I think that in the Schiavo case there was pretty solid evidence that she wouldn’t suffer either way, it was more of a dignity thing, but again, an overdose would seem like the sane choice. But many people (the supreme court for example) think that ‘allowing to die’ is a morally superior to killing, when it is actually just killing with more suffering/loss of dignity.
Point taken, Stuart. The Schiavo case was not really about choice, but the insistence of religious believers that their belief should determine another’s fate; in this case compelling a slow death in the name of … whatever it was.
At the risk of seeming obvious;
Thou shalt not kill; but need’st not strive
Officiously to keep alive:
I don’t know how this is relevant, but many years ago when I was living in S.E. Asia, refugees from Cambodia were preyed upon by pirates and local fishermen who would rob and rape, but put their victims over the side with an empty jerry-can; their death was all but certain, but the killers had avoided the sin of murder by claiming it was up to fate or god or whatever.
“Yet he would have been so wrong – because, more than anything else, we wanted to be there with him in his suffering giving back some of the care he’d given us when we were young.”
Rephrased: We wanted him to suffer so that we could feel good about caring for him.
I really don’t know what else there is to say.
If I may add something totally below the belt on Sacks, I had the misfortune to be introduced to him three or four years ago and found him unbearably pompous. Other people I knew who could not avoid a dinner in his honour because they had some responsibility for hospitality not only strengthened this impression with numerous fresh anecdotes, but also told of his extremely proprietorial attitude towards his wife. The impression I got was that it seemed understood that she would defer to him on everything and he would field any questions directed to her (to save her having to guess his line?).

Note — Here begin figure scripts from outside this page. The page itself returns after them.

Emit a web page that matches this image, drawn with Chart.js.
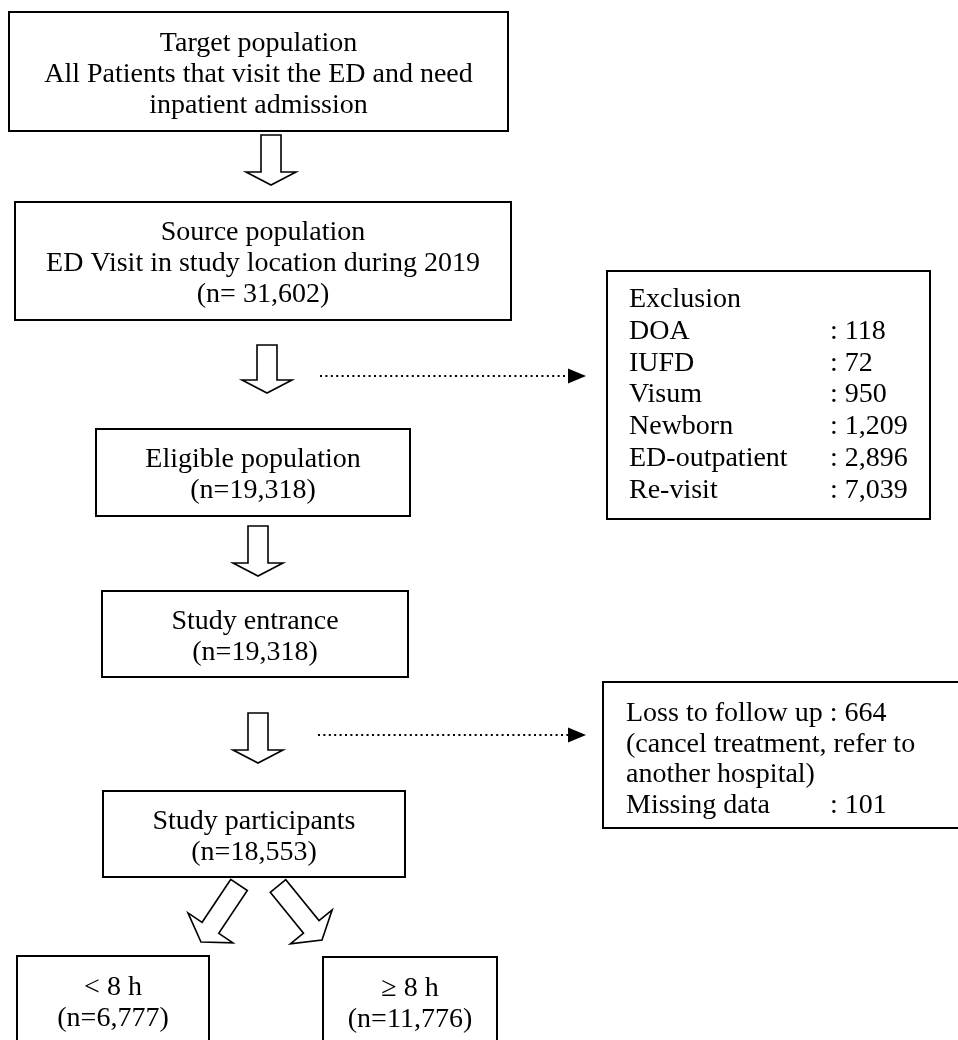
<!DOCTYPE html>
<html>
<head>
<meta charset="utf-8">
<script src="https://cdn.jsdelivr.net/npm/chart.js@4.4.1/dist/chart.umd.min.js"></script>
<style>
  body { margin: 0; background: #fff; }
  #wrap { width: 958px; height: 1040px; }
</style>
</head>
<body>
<div id="wrap"><canvas id="myChart" width="958" height="1040"></canvas></div>
<script>
// flow steps (main column)
const stepTitles = ["Target population", "Source population", "Eligible population",
  "Study entrance", "Study participants", "< 8 h", "\u2265 8 h"];
const stepNotes = [["All Patients that visit the ED and need", "inpatient admission"],
  ["ED Visit in study location during 2019"], [], [], [], [], []];
const stepCounts = [null, 31602, 19318, 19318, 18553, 6777, 11776];

// side boxes
const exclusionReasons = ["DOA", "IUFD", "Visum", "Newborn", "ED-outpatient", "Re-visit"];
const exclusionCounts = [118, 72, 950, 1209, 2896, 7039];
const lossReasons = ["Loss to follow up", "Missing data"];
const lossCounts = [664, 101];
const lossNote = ["(cancel treatment, refer to", "another hospital)"];

// layout in axis units (x0, x1, y0, y1)
const stepBoxes = [[9, 508, 12, 131], [15, 511, 202, 320], [96, 410, 429, 516],
  [102, 408, 591, 677], [103, 405, 791, 877], [17, 209, 956, 1050], [323, 497, 957, 1050]];
const exclBox = [607, 930, 271, 519];
const lossBox = [603, 990, 682, 828];
// down arrows: cx, top, tip
const downArrows = [[271, 135, 185], [267, 345, 393], [258, 526, 576], [258, 713, 763]];
// split arrows: start, tip
const splitArrows = [[239, 885, 201, 942], [278, 886, 322, 940]];
// dotted arrows: y, x from, x to
const dotArrows = [[376, 320, 586], [735, 318, 586]];

const fmt = n => n.toLocaleString("en-US");
const FONT = "28px 'Liberation Serif', 'Times New Roman', serif";
const LH = 31;

function hollowArrow(ctx, sx, sy, tx, ty, sw, hw, hl) {
  const len = Math.hypot(tx - sx, ty - sy);
  const dx = (tx - sx) / len, dy = (ty - sy) / len;
  const nx = -dy, ny = dx;
  const bx = tx - dx * hl, by = ty - dy * hl;
  const pts = [
    [sx + nx * sw / 2, sy + ny * sw / 2],
    [bx + nx * sw / 2, by + ny * sw / 2],
    [bx + nx * hw / 2, by + ny * hw / 2],
    [tx, ty],
    [bx - nx * hw / 2, by - ny * hw / 2],
    [bx - nx * sw / 2, by - ny * sw / 2],
    [sx - nx * sw / 2, sy - ny * sw / 2]
  ];
  ctx.beginPath();
  ctx.moveTo(pts[0][0], pts[0][1]);
  for (let i = 1; i < pts.length; i++) ctx.lineTo(pts[i][0], pts[i][1]);
  ctx.closePath();
  ctx.fillStyle = "#fff";
  ctx.fill();
  ctx.lineWidth = 1.6;
  ctx.strokeStyle = "#000";
  ctx.stroke();
}

const flowPlugin = {
  id: "flow",
  afterDraw(chart) {
    const ctx = chart.ctx;
    const X = v => chart.scales.x.getPixelForValue(v);
    const Y = v => chart.scales.y.getPixelForValue(v);
    ctx.save();
    ctx.strokeStyle = "#000";
    ctx.fillStyle = "#000";
    ctx.font = FONT;
    ctx.textBaseline = "middle";

    const rect = b => {
      ctx.lineWidth = 2;
      ctx.strokeStyle = "#000";
      ctx.strokeRect(X(b[0]), Y(b[2]), X(b[1]) - X(b[0]), Y(b[3]) - Y(b[2]));
    };

    // main boxes
    for (let i = 0; i < stepTitles.length; i++) {
      const b = stepBoxes[i];
      rect(b);
      const lines = [stepTitles[i], ...stepNotes[i]];
      if (stepCounts[i] != null) lines.push((i == 1 ? "(n= " : "(n=") + fmt(stepCounts[i]) + ")");
      const cx = (b[0] + b[1]) / 2;
      const cy = (b[2] + Math.min(b[3], 1045)) / 2 + 3;
      const y0 = cy - (lines.length - 1) * LH / 2;
      ctx.textAlign = "center";
      ctx.fillStyle = "#000";
      lines.forEach((t, k) => ctx.fillText(t, X(cx), Y(y0 + k * LH)));
    }
    // exclusion box
    rect(exclBox);
    ctx.textAlign = "left";
    ctx.fillText("Exclusion", X(629), Y(300));
    exclusionReasons.forEach((r, k) => {
      const y = 300 + (k + 1) * 31.7;
      ctx.fillText(r, X(629), Y(y));
      ctx.fillText(": " + fmt(exclusionCounts[k]), X(830), Y(y));
    });
    // loss box
    rect(lossBox);
    ctx.fillText(lossReasons[0] + " : " + fmt(lossCounts[0]), X(626), Y(714));
    ctx.fillText(lossNote[0], X(626), Y(745));
    ctx.fillText(lossNote[1], X(626), Y(775));
    ctx.fillText(lossReasons[1], X(626), Y(806));
    ctx.fillText(": " + fmt(lossCounts[1]), X(830), Y(806));

    // arrows
    downArrows.forEach(a => hollowArrow(ctx, X(a[0]), Y(a[1]), X(a[0]), Y(a[2]), 20, 50, 13));
    splitArrows.forEach(a => hollowArrow(ctx, X(a[0]), Y(a[1]), X(a[2]), Y(a[3]), 20, 54, 17));

    dotArrows.forEach(a => {
      ctx.beginPath();
      ctx.setLineDash([2, 3.4]);
      ctx.lineWidth = 2;
      ctx.moveTo(X(a[1]), Y(a[0]));
      ctx.lineTo(X(a[2] - 18), Y(a[0]));
      ctx.stroke();
      ctx.setLineDash([]);
      ctx.beginPath();
      ctx.moveTo(X(a[2] - 18), Y(a[0] - 7.5));
      ctx.lineTo(X(a[2]), Y(a[0]));
      ctx.lineTo(X(a[2] - 18), Y(a[0] + 7.5));
      ctx.closePath();
      ctx.fillStyle = "#000";
      ctx.fill();
    });
    ctx.restore();
  }
};

const ctx = document.getElementById("myChart");
new Chart(ctx, {
  type: "scatter",
  data: {
    datasets: [{
      data: stepBoxes.map(b => ({ x: (b[0] + b[1]) / 2, y: (b[2] + b[3]) / 2 })),
      pointRadius: 0
    }]
  },
  options: {
    responsive: false,
    animation: false,
    layout: { padding: 0 },
    plugins: { legend: { display: false }, tooltip: { enabled: false } },
    scales: {
      x: { type: "linear", min: 0, max: 958, display: false },
      y: { type: "linear", min: 0, max: 1040, reverse: true, display: false }
    }
  },
  plugins: [flowPlugin]
});
</script>
</body>
</html>
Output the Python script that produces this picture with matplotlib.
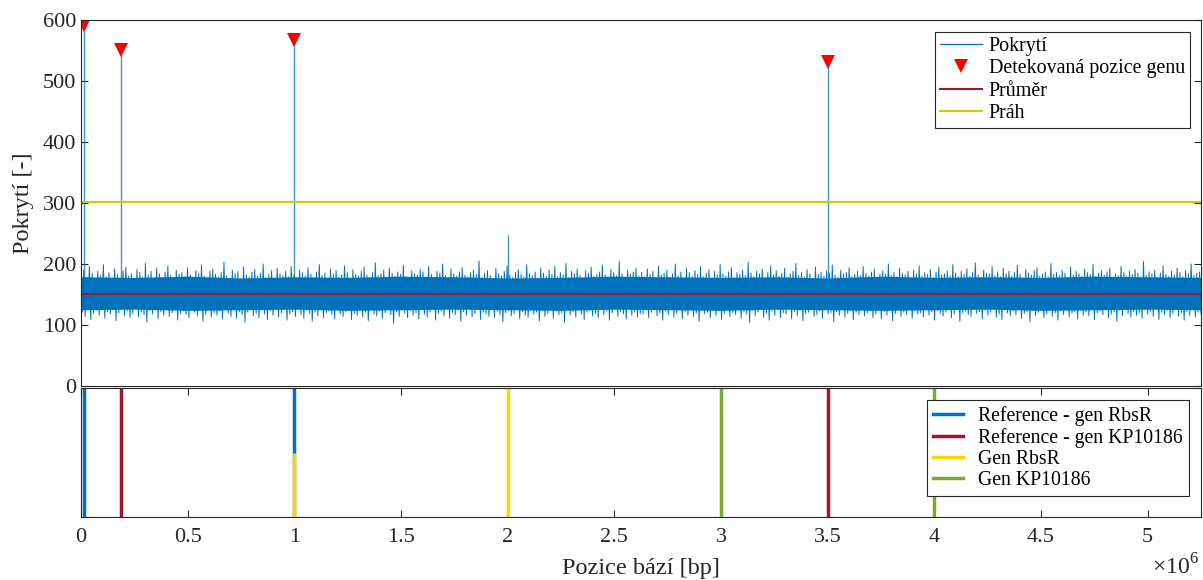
import numpy as np
import matplotlib.pyplot as plt
from matplotlib.lines import Line2D

plt.rcParams['font.family'] = ['Liberation Serif', 'DejaVu Serif']
plt.rcParams['mathtext.fontset'] = 'custom'
plt.rcParams['mathtext.rm'] = 'Liberation Serif'

genome_len = 5.25e6

# coverage fluctuations (alternating local maxima / minima along the genome)
cov_peaks = [183, 190, 178, 196, 185, 176, 188, 181, 199, 179, 186, 174, 192, 183, 177, 189, 195, 180, 184, 173,
             191, 186, 179, 201, 182, 188, 175, 193, 184, 178, 187, 197, 181, 176, 190, 183, 186, 179, 194, 182,
             177, 189, 185, 198, 180, 174, 188, 192, 183, 179, 186, 203, 181, 177, 190, 184, 188, 176, 195, 182,
             179, 187, 191, 180, 185, 200, 178, 183, 189, 176, 193, 184, 181, 188, 179, 196, 182, 175, 190, 186,
             180, 194, 183, 178, 187, 199, 181, 185, 176, 192, 184, 189, 179, 182, 197, 186, 177, 191, 183, 180,
             188, 195, 182, 178, 186, 202, 181, 184, 190, 177, 193, 185, 180, 187, 183, 198, 179, 176, 189, 184,
             182, 191, 187, 179, 196, 183, 178, 188, 185, 200, 181, 177, 192, 184, 180, 187, 194, 182, 179, 186,
             190, 183, 205, 178, 185, 189, 181, 176, 193, 184, 180, 188, 197, 182, 178, 186, 191, 183, 179, 199,
             184, 181, 187, 177, 194, 185, 180, 190, 183, 196, 179, 186, 182, 201, 178, 188, 184, 192, 181, 177,
             189, 185, 195, 180, 183, 187, 198, 182, 179, 191, 186, 181, 204, 184, 178, 190, 183, 187, 193, 180,
             186, 179, 192, 183, 188, 176, 197, 182, 185, 190, 178, 184, 200, 181, 187, 175, 193, 186, 180, 189,
             183, 196, 179, 185, 191, 177, 188, 182, 199, 184, 180, 187, 194, 178, 186, 183, 190, 181, 203, 185,
             179, 188, 184, 192, 177, 186, 197, 182, 189, 180, 185, 193, 178, 184, 188, 201, 181, 186, 179, 191,
             184, 177, 195, 183, 187, 180, 189, 185, 198, 182, 178, 190, 184, 186, 194, 179, 183, 188, 181, 196,
             185, 180, 187, 192, 178, 184, 189, 183, 200, 181, 186, 179, 193, 185, 182, 188, 177, 190, 184, 197,
             180, 186, 183, 191, 178, 187, 195, 182, 184, 189, 181, 199, 185, 179, 188, 183, 192, 180, 186, 202,
             182, 178, 190, 185, 184, 196, 181, 187, 179, 193, 184, 188, 180, 186, 198, 183, 177, 191, 185, 182,
             189, 194, 180, 184, 187, 179, 201, 183, 186, 181, 190, 185, 178, 195, 182, 188, 184, 180, 192, 186,
             183, 199, 179, 185, 189, 182, 187, 193, 178, 184, 181, 196, 186, 180, 188, 183, 191, 185, 179, 204,
             181, 187, 184, 190, 178, 185, 197, 183, 180, 188, 182, 193, 186, 179, 189, 184, 200, 181, 185, 187]
cov_troughs = [121, 114, 127, 109, 119, 124, 116, 128, 111, 122, 118, 125, 107, 120, 126, 115, 123, 112, 119, 127,
               113, 121, 117, 105, 124, 118, 126, 110, 122, 116, 128, 114, 120, 125, 108, 119, 123, 117, 112, 126,
               121, 115, 124, 106, 118, 127, 113, 120, 116, 123, 110, 125, 119, 114, 128, 111, 122, 117, 104, 121,
               126, 115, 119, 112, 124, 118, 109, 123, 116, 127, 113, 120, 125, 108, 118, 122, 114, 126, 117, 111,
               124, 119, 106, 121, 115, 127, 112, 120, 123, 117, 110, 125, 118, 114, 122, 128, 109, 119, 116, 124,
               113, 121, 107, 126, 118, 115, 123, 111, 120, 125, 117, 103, 122, 114, 127, 119, 112, 124, 116, 120,
               110, 126, 118, 113, 121, 125, 108, 119, 123, 115, 127, 111, 120, 117, 124, 106, 122, 116, 128, 113,
               119, 125, 109, 121, 118, 114, 126, 112, 123, 117, 105, 120, 124, 115, 119, 127, 110, 122, 116, 113,
               125, 118, 121, 107, 124, 114, 119, 126, 111, 123, 117, 120, 104, 125, 116, 122, 113, 127, 118, 109,
               121, 124, 115, 119, 112, 126, 117, 123, 108, 120, 125, 114, 122, 118, 110, 127, 116, 121, 113, 119,
               118, 124, 112, 121, 127, 115, 120, 108, 123, 117, 126, 113, 119, 125, 110, 122, 116, 128, 114, 120,
               106, 124, 118, 121, 112, 127, 116, 123, 109, 119, 125, 114, 120, 117, 126, 111, 122, 118, 104, 124,
               115, 121, 127, 113, 119, 108, 123, 116, 125, 112, 120, 118, 126, 110, 122, 115, 124, 107, 119, 121,
               127, 114, 117, 123, 111, 125, 118, 120, 105, 122, 116, 126, 113, 119, 124, 109, 121, 117, 128, 115,
               120, 123, 112, 118, 126, 110, 122, 116, 124, 107, 119, 125, 114, 121, 117, 127, 111, 123, 118, 120,
               113, 126, 116, 122, 108, 124, 119, 115, 121, 127, 112, 118, 125, 106, 120, 123, 117, 114, 126, 119,
               122, 110, 124, 116, 121, 127, 113, 118, 109, 125, 120, 115, 123, 117, 128, 111, 119, 122, 105, 124,
               116, 121, 126, 112, 118, 125, 114, 120, 108, 123, 117, 127, 113, 119, 122, 110, 124, 116, 121, 115,
               126, 109, 120, 123, 117, 125, 112, 118, 121, 106, 124, 115, 127, 119, 113, 122, 116, 120, 111, 125,
               118, 123, 114, 126, 109, 121, 117, 124, 112, 119, 127, 115, 120, 108, 122, 116, 125, 113, 121, 118]
# dense core of the coverage band (every 0.25 Mbp)
band_hi = [179, 178, 180, 177, 179, 178, 180, 179, 177, 178, 180, 179, 178, 179, 177, 180, 178, 179, 178, 180, 179, 178]
band_lo = [125, 126, 124, 125, 126, 124, 125, 126, 125, 124, 126, 125, 124, 126, 125, 124, 125, 126, 124, 125, 126, 125]

spike_pos = [12000, 190000, 1000000, 2000000, 3500000]
spike_val = [592, 551, 567, 248, 531]
det_pos = [12000, 190000, 1000000, 3500000]
det_val = [592, 551, 567, 531]
mean_cov = 151
threshold = 302

ref_rbsr = [12000, 1000000]
ref_kp = [190000, 3500000]
gen_rbsr = [1000000, 2000000]
gen_rbsr_top = [0.5, 1.0]
gen_kp = [3000000, 4000000]

c_blue = '#0072BD'
c_red = '#A2142F'
c_thr = '#CCCC00'
c_yel = '#FFD500'
c_green = '#77AC30'
dark = '#262626'

fig = plt.figure(figsize=(12.03, 5.8), dpi=100)
ax1 = fig.add_axes([0.0673, 0.3345, 0.931, 0.631])
ax2 = fig.add_axes([0.0673, 0.1086, 0.931, 0.2224])

# coverage trace
zig = np.ravel(np.column_stack([cov_peaks, cov_troughs]))
xz = np.linspace(0, genome_len, len(zig))
ax1.fill_between(np.linspace(0, genome_len, len(band_hi)), band_lo, band_hi, color=c_blue, lw=0)
ax1.plot(xz, zig, color=c_blue, lw=0.7)
ax1.vlines(spike_pos, mean_cov, spike_val, color=c_blue, lw=1.0, alpha=0.75)
ax1.plot(det_pos, det_val, 'v', color='#FF0000', ms=9.5, markeredgewidth=0)
ax1.axhline(mean_cov, color=c_red, lw=1.5)
ax1.axhline(threshold, color=c_thr, lw=1.5)

ax1.set_xlim(0, genome_len)
ax1.set_ylim(0, 600)
ax1.set_yticks(np.arange(0, 601, 100))
ax1.set_xticks([])
ax1.tick_params(axis='y', direction='in', right=True, length=5, labelsize=16, colors=dark, width=0.8)
ax1.set_ylabel('Pokrytí [-]', fontsize=17.5, color=dark, labelpad=6)
for s in ax1.spines.values():
    s.set_color(dark)
    s.set_linewidth(0.8)

h1 = [Line2D([], [], color=c_blue, lw=0.9),
      Line2D([], [], marker='v', ls='none', color='#FF0000', ms=9.5, markeredgewidth=0),
      Line2D([], [], color=c_red, lw=1.5),
      Line2D([], [], color=c_thr, lw=1.5)]
leg1 = ax1.legend(h1, ['Pokrytí', 'Detekovaná pozice genu', 'Průměr', 'Práh'],
                  loc='upper right', bbox_to_anchor=(0.990, 0.967), fontsize=14.4, fancybox=False,
                  framealpha=1, edgecolor=dark, handlelength=2.1, handletextpad=0.35,
                  borderpad=0.25, labelspacing=0.17, borderaxespad=0)
leg1.get_frame().set_linewidth(0.8)

# gene position panel
ax2.vlines(ref_rbsr, 0, 1, color=c_blue, lw=2.5)
ax2.vlines(ref_kp, 0, 1, color=c_red, lw=2.5)
ax2.vlines(gen_rbsr, 0, gen_rbsr_top, color=c_yel, lw=2.5)
ax2.vlines(gen_kp, 0, 1, color=c_green, lw=2.5)
ax2.set_xlim(0, genome_len)
ax2.set_ylim(0, 1)
ax2.set_yticks([])
ax2.set_xticks(np.arange(0, 5.01e6, 0.5e6))
ax2.set_xticklabels(['0', '0.5', '1', '1.5', '2', '2.5', '3', '3.5', '4', '4.5', '5'])
ax2.tick_params(axis='x', direction='in', top=True, length=5, labelsize=16, colors=dark, width=0.8, pad=8)
ax2.set_xlabel('Pozice bází [bp]', fontsize=17.5, color=dark, labelpad=8)
for s in ax2.spines.values():
    s.set_color(dark)
    s.set_linewidth(0.8)
ax2.text(0.998, -0.29, r'$\times 10^{6}$', transform=ax2.transAxes, ha='right', va='top',
         fontsize=17, color=dark)

h2 = [Line2D([], [], color=c_blue, lw=2.5),
      Line2D([], [], color=c_red, lw=2.5),
      Line2D([], [], color=c_yel, lw=2.5),
      Line2D([], [], color=c_green, lw=2.5)]
leg2 = ax2.legend(h2, ['Reference - gen RbsR', 'Reference - gen KP10186', 'Gen RbsR', 'Gen KP10186'],
                  loc='upper right', bbox_to_anchor=(0.989, 0.907), fontsize=14.2, fancybox=False,
                  framealpha=1, edgecolor=dark, handlelength=1.55, handletextpad=0.75,
                  borderpad=0.3, labelspacing=0.1, borderaxespad=0)
leg2.get_frame().set_linewidth(0.8)

fig.savefig('out.png', dpi=100)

“How easy it would have been for him to spare us those final tormenting days. I can see him doing it.”
WTF….how utterly self-absorbed can this idiot be? It wasn’t about him – it was about his father dying in agony, not going to get better and not being spared even one bit of useless suffering. If this creep ever experiences truly severe pain I think he’ll find he doesn’t give a rat’s ass about prolonging it for any reason whatever!!!